Critics’ Picks

Robert Rauschenberg, Samarkand Stitches #IV, 1988, assemblage with ikat silk, domestic fabrics, and screenprinting, 61 x 40". From the series “Samarkand Stitches,” 1988.

Los Angeles

Robert Rauschenberg

Armory Center for the Arts
145 N. Raymond Ave.
January 17 - March 21

Art history is rife with instances in which limitations—financial, material, spatial—sparked inspiration, but for thirty-five years, Gemini G.E.L. provided Robert Rauschenberg with the exact opposite of restriction. The results of the long and overwhelmingly positive relationship between the artist and print studio reflect Rauschenberg’s exuberance and the unique environment provided by Gemini. Founded in 1966 and still run by two of its founders, Sidney Felsen and Stanley Grinstein, Gemini offers its invited artists free rein and seemingly unlimited resources to make prints and multiples. Rauschenberg, one of the earliest and longest-lasting participants, took the process further, transforming the idea of what a print could be.

This exhibition includes numerous examples of Rauschenberg’s work with Gemini over the years, providing a vibrant view of their unique process and, tangentially, of the artist’s development from the 1960s through the latter part of his life.
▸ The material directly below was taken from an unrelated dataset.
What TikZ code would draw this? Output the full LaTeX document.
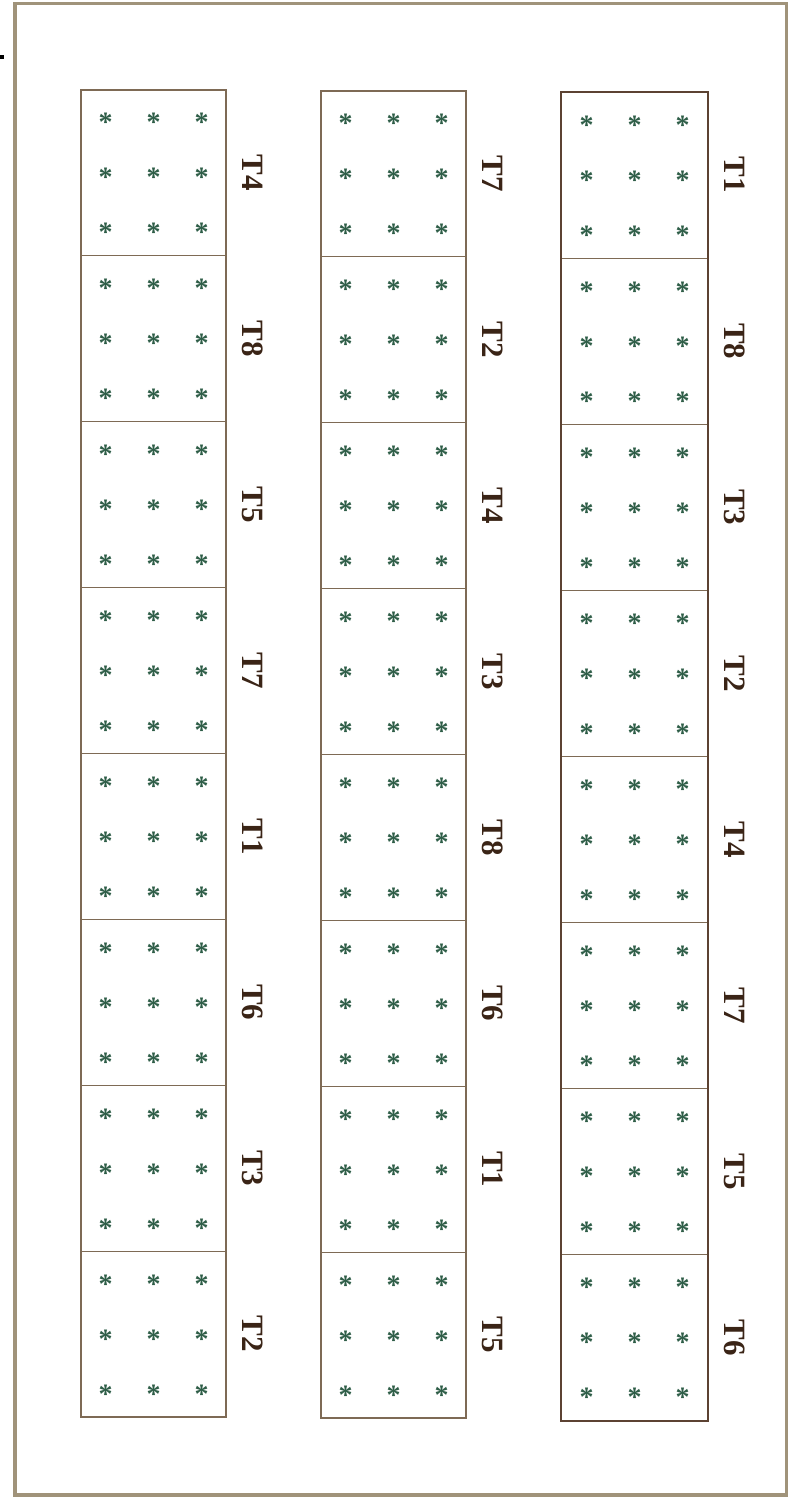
\documentclass[tikz,border=0pt]{standalone}
\usepackage{fontspec}
\setmainfont{Liberation Serif}
\definecolor{framecol}{HTML}{A0937A}
\definecolor{cellcol}{HTML}{7E6A55}
\definecolor{outercol}{HTML}{5C4232}
\definecolor{labcol}{HTML}{3A2416}
\definecolor{astcol}{HTML}{2F5E48}
\tikzset{
  cellbox/.style={draw=cellcol, line width=1.1pt, rectangle, inner sep=0pt},
  labtext/.style={text=labcol, font=\bfseries\fontsize{31}{31}\selectfont, rotate=-90, inner sep=0pt},
  astmark/.style={text=astcol, font=\bfseries\fontsize{28}{28}\selectfont, inner sep=0pt, anchor=base},
  frameline/.style={draw=framecol, line width=3.5pt},
  outerline/.style={draw=outercol, line width=2.4pt}
}
\begin{document}
\begin{tikzpicture}[x=1pt,y=-1pt]
\useasboundingbox (0,0) rectangle (789,1498);
\fill[white] (0,0) rectangle (789,1498);
\draw[frameline] (15,3.5) rectangle (786.5,1495);
\fill[black] (0,55) rectangle (4,59);
\foreach \ci/\xl/\xr/\yt/\yb/\labs in {
  1/81/226/90/1417/{T4,T8,T5,T7,T1,T6,T3,T2},
  2/321/466/91/1418/{T7,T2,T4,T3,T8,T6,T1,T5},
  3/561/708/92/1421/{T1,T8,T3,T2,T4,T7,T5,T6}}{
  \pgfmathsetmacro{\hh}{(\yb-\yt)/8}
  \pgfmathsetmacro{\ww}{\xr-\xl}
  \pgfmathsetmacro{\xc}{(\xl+\xr)/2}
  \foreach \t [count=\ri] in \labs {
    \pgfmathsetmacro{\yc}{\yt+(\ri-0.5)*\hh}
    \node[cellbox, minimum width=\ww pt, minimum height=\hh pt] (box\ci-\ri) at (\xc,\yc) {};
    \node[labtext] (lab\ci-\ri) at ([xshift=26pt]box\ci-\ri.east) {\t};
    \foreach \dx in {-48,0,48}{
      \foreach \dy in {-55,0,55}{
        \node[astmark] at ([xshift=\dx pt, yshift=\dy pt-14pt]box\ci-\ri.center) {*};
      }
    }
  }
}
\draw[outerline] (561,92) rectangle (708,1421);
\end{tikzpicture}
\end{document}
The selection, curated by Jay Belloli, represents a lively mix of lesser-known works—lovely gold-leaf-edged collages made as a result of Rauschenberg’s journey with Gemini staff to the world’s first paper mill in China during the early 1980s; subtly varied fabric prints from the series “Samarkand Stitches,” 1988, inspired by a trip to Uzbekistan later that decade—alongside numerous silk-screen prints and some quirky multiples, notably the altarlike “Publicons” from the late ’70s.

The range of materials—mud, steel, wood, Mylar, string, cardboard—points to an ongoing dialogue between Rauschenberg’s prints and his celebrated Combines, while editions produced as a result of travels suggest the impetus for his work with cultural exchange and ROCI (Rauschenberg Overseas Cultural Interchange) later in life. Playful in the best sense of the word, the exhibition is grounded in what reads as a firm commitment on behalf of the artist to take advantage of the possibilities afforded by Gemini, drawing on an array of media and processes while gradually but doggedly pushing the definition of printmaking.